Comparison of ZWO 7nm Oiii (2018 version) versus Baader 6.5nm Narrow Band OIII Filter – CMOS Optimised (2021)

Earlier this year purchased a ZWO ASI1600mm Pro + 36mm 7-position filter-wheel complete with the LRGBNB filter set.

The ZWO filters represent very good value and I have had a lot of fun with them. However, of the set the Oiii is not the best performer, it produces distracting halos around bright stars and rings around dimmer ones.

I have learnt a technique to reduce the impact of halos during image processing but it is better not to have them in the first place if they can be avoided. Its asking a lot of budget filters so I had a look around, prepared to spend a lot more. But I noticed that the Baader filters had recently been updated with improved anti-reflection halo reducing layers (even claiming halo free). At £143 from FLO they are a similar cost to the ZWO filters when bought individually. I decided to give the Baader filter a trial to see how it lived up to the claim.

I fitted both the Baader and ZWO Oiii filters to the filter wheel for a side-by-side comparison. The optical train was ASI1600mm Pro, Filter-wheel, Lacerta KomakorrF4, Orion Optics 250mm F4.8 Newtonian. Autofocusing between filter changes was done with a ZWO EAF.

The camera gain was set @ 139, sub-frames were 120s. I took 34 subs with the ZWO Oiii and selected the best 10 frames to stack. I took over 100 frames with the Baader. Using the same quality selection criteria I had 38 frames, from which I took the first 10 for stacking for this comparison. I used the N.I.N.A autofocus routine with each filter change. All subs were taken during the same one-night session. Conditions during the night varied but because I restarted a few times, the conditions evened out for the two filters.

To conduct the test, I chose a new target for me but one with a reasonably bright star in the ROI. I chose the Bubble Nebula. Below are the stacked images with automatic stretch applied:

ZWO 7nm Oiii Narrow Band Filter

ZWO 7nm Oiii 36mm filter

The ZWO filter gives us a very obvious halo around the bright star.

ZWO 7nm gives a bright halo after 20 minutes of integration

Baader 6.5nm Narrow Band OIII Filter – CMOS Optimised

Baader 6.5nm Oiii

The Baader filter also has a halo but it is very faint. Additionally, the star appears better defined suggesting less scatter overall. The fainter stars appear brighter than in the ZWO image. (More testing would be needed under stricter conditions to verify this).

Baader 6.5nm – Very dim halo after a 20-minute integration.
Baader 6.5nm – Even after 80 minutes integration the halo is still faint and remains fainter than the halo produced by the ZWO filter 20-minutes of integration.

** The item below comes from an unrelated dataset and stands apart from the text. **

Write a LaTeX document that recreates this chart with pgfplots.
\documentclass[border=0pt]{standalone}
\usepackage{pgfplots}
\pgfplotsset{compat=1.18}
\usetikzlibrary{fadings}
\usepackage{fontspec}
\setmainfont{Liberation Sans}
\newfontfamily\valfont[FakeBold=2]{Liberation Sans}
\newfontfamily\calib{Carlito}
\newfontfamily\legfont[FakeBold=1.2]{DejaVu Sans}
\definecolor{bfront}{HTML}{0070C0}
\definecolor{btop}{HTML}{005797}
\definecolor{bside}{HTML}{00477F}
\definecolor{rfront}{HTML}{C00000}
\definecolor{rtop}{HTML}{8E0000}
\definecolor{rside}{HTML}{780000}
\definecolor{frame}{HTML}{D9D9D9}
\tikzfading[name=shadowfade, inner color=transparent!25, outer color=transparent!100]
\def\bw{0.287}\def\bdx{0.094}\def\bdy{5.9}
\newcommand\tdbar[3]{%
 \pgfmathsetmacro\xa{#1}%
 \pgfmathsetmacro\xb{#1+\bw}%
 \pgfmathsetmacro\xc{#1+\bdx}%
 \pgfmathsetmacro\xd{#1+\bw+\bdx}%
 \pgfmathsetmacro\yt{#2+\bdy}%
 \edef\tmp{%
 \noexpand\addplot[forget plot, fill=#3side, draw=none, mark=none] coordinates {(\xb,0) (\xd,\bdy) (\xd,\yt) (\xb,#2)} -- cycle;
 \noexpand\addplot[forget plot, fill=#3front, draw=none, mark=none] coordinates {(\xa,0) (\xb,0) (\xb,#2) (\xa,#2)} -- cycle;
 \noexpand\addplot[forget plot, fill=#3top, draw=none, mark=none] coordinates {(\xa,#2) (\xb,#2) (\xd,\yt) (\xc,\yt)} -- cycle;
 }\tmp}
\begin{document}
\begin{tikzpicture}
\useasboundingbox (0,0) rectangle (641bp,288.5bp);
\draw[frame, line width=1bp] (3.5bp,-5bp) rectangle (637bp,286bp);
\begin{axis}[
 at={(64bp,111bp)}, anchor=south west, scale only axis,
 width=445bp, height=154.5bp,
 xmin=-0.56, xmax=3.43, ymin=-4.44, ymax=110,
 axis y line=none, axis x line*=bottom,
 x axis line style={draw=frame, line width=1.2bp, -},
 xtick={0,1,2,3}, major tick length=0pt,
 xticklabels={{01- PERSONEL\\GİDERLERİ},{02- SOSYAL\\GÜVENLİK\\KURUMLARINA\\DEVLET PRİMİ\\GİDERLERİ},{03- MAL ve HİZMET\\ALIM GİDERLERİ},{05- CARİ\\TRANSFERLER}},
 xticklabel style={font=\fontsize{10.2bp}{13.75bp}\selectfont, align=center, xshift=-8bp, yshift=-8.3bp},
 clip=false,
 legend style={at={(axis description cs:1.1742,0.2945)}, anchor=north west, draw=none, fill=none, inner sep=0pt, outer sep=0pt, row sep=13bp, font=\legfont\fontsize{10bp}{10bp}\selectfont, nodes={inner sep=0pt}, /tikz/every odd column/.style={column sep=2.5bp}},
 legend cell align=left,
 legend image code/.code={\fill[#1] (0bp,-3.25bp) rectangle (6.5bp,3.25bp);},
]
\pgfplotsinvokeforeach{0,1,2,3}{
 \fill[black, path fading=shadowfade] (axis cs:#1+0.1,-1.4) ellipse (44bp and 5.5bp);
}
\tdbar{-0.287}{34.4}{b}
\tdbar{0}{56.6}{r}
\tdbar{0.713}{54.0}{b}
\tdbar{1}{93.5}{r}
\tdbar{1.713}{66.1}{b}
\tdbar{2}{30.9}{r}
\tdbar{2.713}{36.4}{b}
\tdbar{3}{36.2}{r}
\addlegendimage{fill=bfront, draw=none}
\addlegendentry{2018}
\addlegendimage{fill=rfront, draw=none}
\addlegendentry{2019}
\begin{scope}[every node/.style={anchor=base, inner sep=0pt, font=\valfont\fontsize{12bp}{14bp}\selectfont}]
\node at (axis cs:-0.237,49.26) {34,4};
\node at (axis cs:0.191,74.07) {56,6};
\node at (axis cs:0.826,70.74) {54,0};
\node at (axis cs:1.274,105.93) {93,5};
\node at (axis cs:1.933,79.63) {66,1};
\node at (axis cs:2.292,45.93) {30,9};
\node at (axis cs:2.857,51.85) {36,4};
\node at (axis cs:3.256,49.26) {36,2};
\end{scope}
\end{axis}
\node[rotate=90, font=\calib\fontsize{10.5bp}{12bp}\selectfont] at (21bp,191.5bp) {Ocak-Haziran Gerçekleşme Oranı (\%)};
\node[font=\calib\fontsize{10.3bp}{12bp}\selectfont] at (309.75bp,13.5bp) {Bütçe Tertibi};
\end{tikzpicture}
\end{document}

Finally for comparison here is a closeup of the ZWO Ha subs (80 minutes integration). There is no halo apparent.

ZWO Ha 40 subs stacked. No halo to worry about.

Conclusion

The new Baader 6.5nm Oiii filter offers a significant improvement in halos over the ZWO 7nm. There are still halos present in my particular setup, but the Baader halo is over 4 times fainter that the ZWO.

There is also the suggestion of less light being scattered, giving brighter stars and better definition in distributed objects like galaxies and nebula.

The Baader Oiii filter wins over the ZWO.